(Reuters) – Wall Street treaded water on Tuesday as Microsoft and other technology stocks rebounded and Walt Disney Co fell, while investors assessed how a Republican tax overhaul would impact corporate earnings.
Microsoft rose 1.27 percent, helping push the S&P information technology index up 0.76 percent. This year’s top-performing sector remains down about 3 percent since it has sold off over the past week, with investors reallocating money to banks, retailers and other stocks seen winning most from tax cuts promised by President Donald Trump.
The bill passed on Saturday by Republican senators included a last-minute change retaining the corporate alternative minimum tax, or AMT, which had initially been removed.
That put Senate Republicans on a collision course with Republicans in the House of Representatives, whose own tax bill repealed the corporate AMT and who are already calling for the tax to be eliminated in the final legislation.

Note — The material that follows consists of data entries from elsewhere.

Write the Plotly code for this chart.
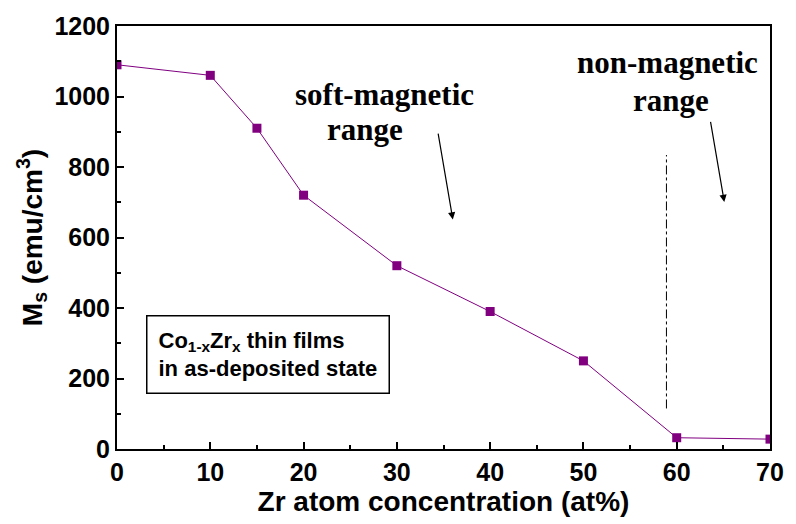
import plotly.graph_objects as go

zr = [0, 10, 15, 20, 30, 40, 50, 60, 70]
ms = [1090, 1060, 910, 720, 520, 390, 250, 32, 28]
x_ticks = [0, 10, 20, 30, 40, 50, 60, 70]
y_ticks = [0, 200, 400, 600, 800, 1000, 1200]
boundary_x = 58.9
boundary_y = [115, 834]

purple = "#800080"
fig = go.Figure()
fig.add_trace(go.Scatter(
    x=zr, y=ms, mode="lines+markers",
    line=dict(color=purple, width=1),
    marker=dict(symbol="square", size=9, color=purple),
    showlegend=False))
fig.add_trace(go.Scatter(
    x=[boundary_x, boundary_x], y=boundary_y, mode="lines",
    line=dict(color="black", width=1, dash="dashdot"), showlegend=False))

tickfont = dict(family="Liberation Sans", size=25, color="black")
fig.update_xaxes(range=[0, 70], tickmode="array", tickvals=x_ticks,
                 ticktext=["<b>%d</b>" % v for v in x_ticks],
                 showline=True, linecolor="black", linewidth=2, mirror=True,
                 ticks="inside", ticklen=7, tickwidth=2, tickcolor="black",
                 minor=dict(ticks="inside", ticklen=4, tickwidth=2, tickcolor="black", dtick=5),
                 showgrid=False, zeroline=False, tickfont=tickfont,
                 title=dict(text="<b>Zr atom concentration (at%)</b>",
                            font=dict(family="Liberation Sans", size=28, color="black"), standoff=4))
fig.update_yaxes(range=[0, 1200], tickmode="array", tickvals=y_ticks,
                 ticktext=["<b>%d</b>" % v for v in y_ticks],
                 showline=True, linecolor="black", linewidth=2, mirror=True,
                 ticks="inside", ticklen=7, tickwidth=2, tickcolor="black",
                 minor=dict(ticks="inside", ticklen=4, tickwidth=2, tickcolor="black", dtick=100),
                 showgrid=False, zeroline=False, tickfont=tickfont,
                 title=dict(text="<b>M<sub>s</sub> (emu/cm<sup>3</sup>)</b>",
                            font=dict(family="Liberation Sans", size=28, color="black"), standoff=4))

serif = dict(family="Liberation Serif", size=31, color="black")
fig.add_annotation(x=28.7, y=1006, text="<b>soft-magnetic</b>", showarrow=False, font=serif)
fig.add_annotation(x=26.6, y=907, text="<b>range</b>", showarrow=False, font=serif)
fig.add_annotation(x=59.0, y=1097, text="<b>non-magnetic</b>", showarrow=False, font=serif)
fig.add_annotation(x=59.4, y=989, text="<b>range</b>", showarrow=False, font=serif)

fig.add_annotation(x=36.0, y=651, ax=34.4, ay=899, axref="x", ayref="y",
                   text="", showarrow=True, arrowhead=2, arrowsize=1.2, arrowwidth=1.2, arrowcolor="black")
fig.add_annotation(x=65.1, y=701, ax=63.6, ay=932, axref="x", ayref="y",
                   text="", showarrow=True, arrowhead=2, arrowsize=1.2, arrowwidth=1.2, arrowcolor="black")

fig.add_annotation(x=3.06, y=380, xanchor="left", yanchor="top",
                   text="<b>Co<sub>1-x</sub>Zr<sub>x</sub> thin films</b><br><b>in as-deposited state</b>",
                   showarrow=False, align="left", bordercolor="black", borderwidth=1.5, borderpad=11,
                   bgcolor="white",
                   font=dict(family="Liberation Sans", size=22, color="black"))

fig.update_layout(width=796, height=524, margin=dict(l=117, r=16, t=23, b=75),
                  plot_bgcolor="white", paper_bgcolor="white")
fig.write_html("out.html")
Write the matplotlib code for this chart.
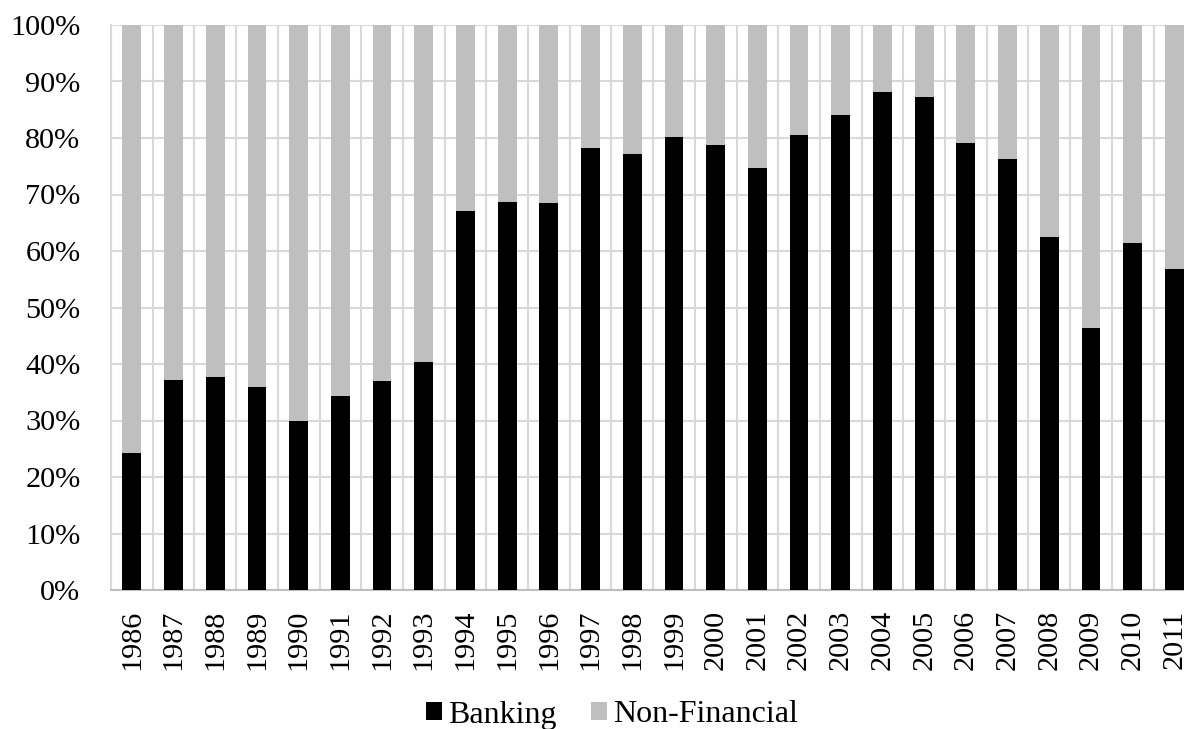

Including the AMT could negate parts of the bill seen as beneficial to tech companies and other corporations.
“Sentiment still remains that tax reform will get done and we will get a 20-percent tax rate, and that will boost earnings significantly,” said Lindsey Bell, an investment strategist at CFRA Research.
The Nasdaq Composite .IXIC added 0.33 percent to 6,797.42.
Eight of the 11 major S&P sectors were lower, led by losses in telecom services .SPLRCL and utilities .SPLRCU.
Shares of Twenty-First Century Fox (FOXA.O) climbed 0.6 percent after a report that Walt Disney (DIS.N) was in the lead to acquire much of Fox’s media empire, though rival suitor Comcast (CMCSA.O) remained in contention.
Disney shares fell 2.2 percent and Comcast also slipped 1.4 percent.
McDonald’s (MCD.N) rose 1.43 percent, providing the biggest boost to the Dow, after Jefferies upgraded the stock with a “buy” rating.
Toll Brothers (TOL.N) fell 7.4 percent after the luxury homebuilder’s profit and revenue missed analysts’ expectations as it sold homes at prices lower than its own estimates.
Declining issues outnumbered advancing ones on the NYSE by a 1.27-to-1 ratio; on Nasdaq, a 1.24-to-1 ratio favored decliners.